Al día siguiente descubrió que el perro era una hembra joven, de raza Bóxer, cuyo cuerpo daba cuenta del abandono. Por las madrugadas, cuando no había movimiento, la perra aparecía en el mismo lugar donde Andrea la había visto por primera vez. “Daba impresión tan solo verla. Estaba tan delgada que se le podían ver todos los huesos de su cuerpo”. La llamó Huesos.
“Ella tenía muchísimo miedo y cada vez que detectaba movimiento alrededor, corría aterrada. Nunca había visto un perro tan abatido.
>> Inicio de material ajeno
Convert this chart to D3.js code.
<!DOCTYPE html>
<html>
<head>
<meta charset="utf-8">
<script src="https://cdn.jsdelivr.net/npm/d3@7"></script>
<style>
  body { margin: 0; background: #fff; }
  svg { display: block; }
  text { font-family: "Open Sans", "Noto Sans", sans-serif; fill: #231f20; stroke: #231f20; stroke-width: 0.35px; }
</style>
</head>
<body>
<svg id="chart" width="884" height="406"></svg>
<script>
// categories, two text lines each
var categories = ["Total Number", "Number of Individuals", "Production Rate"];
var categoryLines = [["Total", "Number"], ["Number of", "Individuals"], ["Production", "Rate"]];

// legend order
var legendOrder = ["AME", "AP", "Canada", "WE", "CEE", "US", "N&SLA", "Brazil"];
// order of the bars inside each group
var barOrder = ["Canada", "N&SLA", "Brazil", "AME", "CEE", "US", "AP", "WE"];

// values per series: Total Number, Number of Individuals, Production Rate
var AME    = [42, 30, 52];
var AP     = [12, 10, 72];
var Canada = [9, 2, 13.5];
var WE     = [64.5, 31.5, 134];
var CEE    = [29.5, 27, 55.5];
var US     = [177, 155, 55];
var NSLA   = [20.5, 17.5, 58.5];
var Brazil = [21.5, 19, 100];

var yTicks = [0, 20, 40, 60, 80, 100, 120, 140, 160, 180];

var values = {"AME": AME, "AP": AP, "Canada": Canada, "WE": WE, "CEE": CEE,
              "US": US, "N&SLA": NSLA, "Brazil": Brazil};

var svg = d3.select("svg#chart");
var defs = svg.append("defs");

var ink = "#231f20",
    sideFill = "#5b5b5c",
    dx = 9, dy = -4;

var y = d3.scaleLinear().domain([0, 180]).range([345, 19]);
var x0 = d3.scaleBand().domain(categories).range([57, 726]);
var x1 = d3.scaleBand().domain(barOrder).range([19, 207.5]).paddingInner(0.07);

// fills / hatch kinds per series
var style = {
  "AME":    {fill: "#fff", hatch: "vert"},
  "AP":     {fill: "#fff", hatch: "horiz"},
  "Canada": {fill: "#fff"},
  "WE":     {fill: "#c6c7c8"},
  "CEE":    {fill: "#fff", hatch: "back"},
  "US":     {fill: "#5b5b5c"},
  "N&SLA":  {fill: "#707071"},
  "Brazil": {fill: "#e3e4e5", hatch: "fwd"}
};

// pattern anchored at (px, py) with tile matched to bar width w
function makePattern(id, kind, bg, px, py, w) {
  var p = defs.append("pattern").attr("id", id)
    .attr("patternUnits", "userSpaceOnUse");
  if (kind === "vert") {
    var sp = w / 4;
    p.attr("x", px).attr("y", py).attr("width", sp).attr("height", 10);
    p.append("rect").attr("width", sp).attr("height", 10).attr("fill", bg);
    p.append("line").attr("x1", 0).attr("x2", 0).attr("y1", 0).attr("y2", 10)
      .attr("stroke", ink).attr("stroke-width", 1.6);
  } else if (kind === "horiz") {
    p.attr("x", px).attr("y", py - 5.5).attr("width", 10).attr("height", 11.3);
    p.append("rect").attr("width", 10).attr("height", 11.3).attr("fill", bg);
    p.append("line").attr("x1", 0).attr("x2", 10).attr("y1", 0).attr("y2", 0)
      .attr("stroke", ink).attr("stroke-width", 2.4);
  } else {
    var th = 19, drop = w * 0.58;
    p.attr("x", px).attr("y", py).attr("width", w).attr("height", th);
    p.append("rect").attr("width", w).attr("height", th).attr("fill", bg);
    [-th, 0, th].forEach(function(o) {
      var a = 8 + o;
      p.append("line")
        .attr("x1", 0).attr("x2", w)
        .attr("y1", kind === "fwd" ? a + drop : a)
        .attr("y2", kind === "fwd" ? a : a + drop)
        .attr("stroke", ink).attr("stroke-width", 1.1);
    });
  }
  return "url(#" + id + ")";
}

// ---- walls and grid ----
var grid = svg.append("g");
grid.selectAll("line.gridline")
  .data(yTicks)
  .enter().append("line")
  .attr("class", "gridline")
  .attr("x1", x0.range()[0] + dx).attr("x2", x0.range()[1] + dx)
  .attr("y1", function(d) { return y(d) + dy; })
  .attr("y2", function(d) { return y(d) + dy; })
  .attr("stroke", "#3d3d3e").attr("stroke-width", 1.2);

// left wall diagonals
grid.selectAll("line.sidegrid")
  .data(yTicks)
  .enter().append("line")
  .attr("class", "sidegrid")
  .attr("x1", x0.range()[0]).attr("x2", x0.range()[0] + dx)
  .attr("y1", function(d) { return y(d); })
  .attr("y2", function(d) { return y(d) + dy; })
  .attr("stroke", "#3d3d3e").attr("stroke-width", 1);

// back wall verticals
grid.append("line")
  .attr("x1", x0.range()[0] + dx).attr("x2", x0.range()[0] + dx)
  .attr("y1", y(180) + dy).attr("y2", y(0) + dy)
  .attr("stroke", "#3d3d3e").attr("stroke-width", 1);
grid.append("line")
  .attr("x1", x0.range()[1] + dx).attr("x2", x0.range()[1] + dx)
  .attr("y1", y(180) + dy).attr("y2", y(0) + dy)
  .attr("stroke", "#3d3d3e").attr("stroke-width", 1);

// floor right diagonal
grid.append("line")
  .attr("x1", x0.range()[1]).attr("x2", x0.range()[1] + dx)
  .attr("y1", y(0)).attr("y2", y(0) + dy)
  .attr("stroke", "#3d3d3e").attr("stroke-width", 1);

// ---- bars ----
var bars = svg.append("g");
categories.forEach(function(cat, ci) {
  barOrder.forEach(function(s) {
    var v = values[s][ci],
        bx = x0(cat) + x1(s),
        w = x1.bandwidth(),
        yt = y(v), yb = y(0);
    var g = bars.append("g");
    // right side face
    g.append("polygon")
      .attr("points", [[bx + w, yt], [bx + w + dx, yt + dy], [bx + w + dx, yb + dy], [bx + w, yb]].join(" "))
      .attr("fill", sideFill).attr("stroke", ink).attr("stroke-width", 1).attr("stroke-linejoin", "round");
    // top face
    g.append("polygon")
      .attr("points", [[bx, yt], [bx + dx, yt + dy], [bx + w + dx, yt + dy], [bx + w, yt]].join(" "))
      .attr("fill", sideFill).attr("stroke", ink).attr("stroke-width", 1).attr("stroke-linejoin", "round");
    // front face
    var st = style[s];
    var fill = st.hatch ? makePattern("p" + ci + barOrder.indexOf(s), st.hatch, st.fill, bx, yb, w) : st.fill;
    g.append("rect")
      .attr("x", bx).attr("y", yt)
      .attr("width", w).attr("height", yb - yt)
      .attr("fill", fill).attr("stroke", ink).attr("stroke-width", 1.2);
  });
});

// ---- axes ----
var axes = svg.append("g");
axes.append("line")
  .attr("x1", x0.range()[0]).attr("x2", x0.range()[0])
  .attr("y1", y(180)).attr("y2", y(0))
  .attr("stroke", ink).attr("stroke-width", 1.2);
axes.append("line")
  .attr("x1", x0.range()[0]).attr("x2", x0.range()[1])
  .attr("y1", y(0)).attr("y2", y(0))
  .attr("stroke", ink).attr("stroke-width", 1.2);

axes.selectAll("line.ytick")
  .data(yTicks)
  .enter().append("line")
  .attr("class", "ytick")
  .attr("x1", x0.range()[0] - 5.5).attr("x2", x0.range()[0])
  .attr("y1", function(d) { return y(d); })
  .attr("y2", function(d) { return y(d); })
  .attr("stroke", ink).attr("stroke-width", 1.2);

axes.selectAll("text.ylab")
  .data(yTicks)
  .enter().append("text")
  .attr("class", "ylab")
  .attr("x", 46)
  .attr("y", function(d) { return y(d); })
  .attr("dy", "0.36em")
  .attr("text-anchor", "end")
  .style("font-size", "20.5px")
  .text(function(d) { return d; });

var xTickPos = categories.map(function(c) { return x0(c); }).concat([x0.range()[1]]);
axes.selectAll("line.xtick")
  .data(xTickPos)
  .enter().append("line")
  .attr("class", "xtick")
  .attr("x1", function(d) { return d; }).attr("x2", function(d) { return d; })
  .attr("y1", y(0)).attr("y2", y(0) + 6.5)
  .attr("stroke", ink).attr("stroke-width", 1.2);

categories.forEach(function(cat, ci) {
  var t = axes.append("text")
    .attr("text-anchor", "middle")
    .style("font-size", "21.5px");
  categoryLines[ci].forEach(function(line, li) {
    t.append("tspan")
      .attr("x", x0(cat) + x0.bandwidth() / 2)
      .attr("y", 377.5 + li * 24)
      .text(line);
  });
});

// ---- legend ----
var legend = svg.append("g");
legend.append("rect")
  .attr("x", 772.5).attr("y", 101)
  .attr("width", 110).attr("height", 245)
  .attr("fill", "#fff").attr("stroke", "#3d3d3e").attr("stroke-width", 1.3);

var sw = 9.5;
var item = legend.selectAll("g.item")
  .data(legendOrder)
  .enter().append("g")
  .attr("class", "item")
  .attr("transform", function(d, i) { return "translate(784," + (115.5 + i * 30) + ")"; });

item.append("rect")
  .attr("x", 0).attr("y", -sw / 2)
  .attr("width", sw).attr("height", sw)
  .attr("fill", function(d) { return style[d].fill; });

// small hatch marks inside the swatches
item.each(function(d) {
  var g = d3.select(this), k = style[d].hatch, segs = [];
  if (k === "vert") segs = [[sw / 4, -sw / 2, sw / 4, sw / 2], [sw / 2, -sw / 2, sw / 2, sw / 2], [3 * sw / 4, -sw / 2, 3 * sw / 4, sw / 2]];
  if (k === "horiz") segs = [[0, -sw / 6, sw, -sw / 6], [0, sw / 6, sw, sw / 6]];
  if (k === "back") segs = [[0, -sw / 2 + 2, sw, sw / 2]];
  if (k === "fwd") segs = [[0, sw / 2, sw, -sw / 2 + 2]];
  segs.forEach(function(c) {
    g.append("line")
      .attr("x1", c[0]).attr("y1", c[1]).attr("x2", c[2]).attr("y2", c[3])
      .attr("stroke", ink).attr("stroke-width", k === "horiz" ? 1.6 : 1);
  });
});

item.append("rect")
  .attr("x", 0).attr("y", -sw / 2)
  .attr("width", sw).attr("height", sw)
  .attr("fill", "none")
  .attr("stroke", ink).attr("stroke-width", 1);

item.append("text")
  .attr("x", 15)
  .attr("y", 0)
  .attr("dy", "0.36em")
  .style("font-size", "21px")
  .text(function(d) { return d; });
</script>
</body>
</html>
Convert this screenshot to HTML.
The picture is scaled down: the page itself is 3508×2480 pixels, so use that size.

Corría como nunca he visto correr a otro perro en mi vida. La perra tenía muchísimo miedo y eso me dio culpa y vergüenza por los seres humanos que así la habían dejado”.
Poco a poco, con el correr de los días, la perra se animó a acercarse cada vez más a la cabaña de Andrea. Era pleno invierno, pero quería ayudarla y le dejaba la puerta abierta para que se refugiara en el interior. También había dispuesto platos de comida en la entrada. “Finalmente la perra se acercó a mí, era un poco bruta. Comenzamos a jugar y me mordía. Me daba un poco de miedo pero a la vez estaba contenta porque sentía que, al fin, lograba confiar en mí”.
“Me tildaron de exagerada”
Sobre su pasado nadie supo lo que había sufrido, pero todos coincidieron en que alguien la había dejado en la montaña, echada a su suerte. Desesperada, Andrea buscó lugares donde pudieran cuidarla. Pero nadie estaba dispuesto a recibirla. “En el hospedaje donde se estaba alojando le dijeron que Huesos tampoco podía vivir allí: le robaba la comida a los huéspedes y, como era muy grande, temían que mordiera a alguien. Eso me causaba un malestar terrible. Nuevamente comencé a buscar lugar para ella. Llamé a refugios de Puerto Varas, de Osorno y Puerto Mont. Pero la respuesta era siempre la misma: no tenemos lugar”.
Mientras, la socialización de Huesos crecía a pasos agigantados. “Ella me visitaba y pedía mimos y, gracias a ese vínculo, comenzó a acercarse a otras personas sin miedo”. Pero todo se tiñó de gris cuando Andrea tuvo que regresar a su casa. “Me fui llorando y con muchísima tristeza por no haber podido ayudarla. Hasta me tildaron de exagerada”.
“Sentir nos hace iguales”
Decidió que regresaría en cuanto pudiera. Finalmente, Andrea volvió a aquel camping donde había visto a Huesos por primera vez y se llevó una grata sorpresa. “Huesos fue aceptada en el hospedaje. Me contaron que la quieren mucho y que es parte de la gran familia que conforman los dueños del complejo de cabañas y los cuidadores del camping”. Recibe cariño de todos los niños y personas que allí se alojan. Tiene su bolsón de comida, su platito de balanceado y de agua y un lugar para dormir bajo techo.
“Huesos me enseñó sobre el dolor que pueden sentir los animales. Ella se veía tan sola y tan triste que me recordó a los primeros meses de mi vida en Chile. Yo también estuve sola mucho tiempo en un lugar desconocido. Y eso me hizo reflexionar acerca de la soledad que uno puede sentir cuando no tiene a alguien cerca que pueda quererlo. Y como el mundo da miedo y se siente tan vacío, aprendí que hay que ser más afectuoso con todas las formas de vida. Somos de especies diferentes pero la capacidad de sentir nos hace iguales”.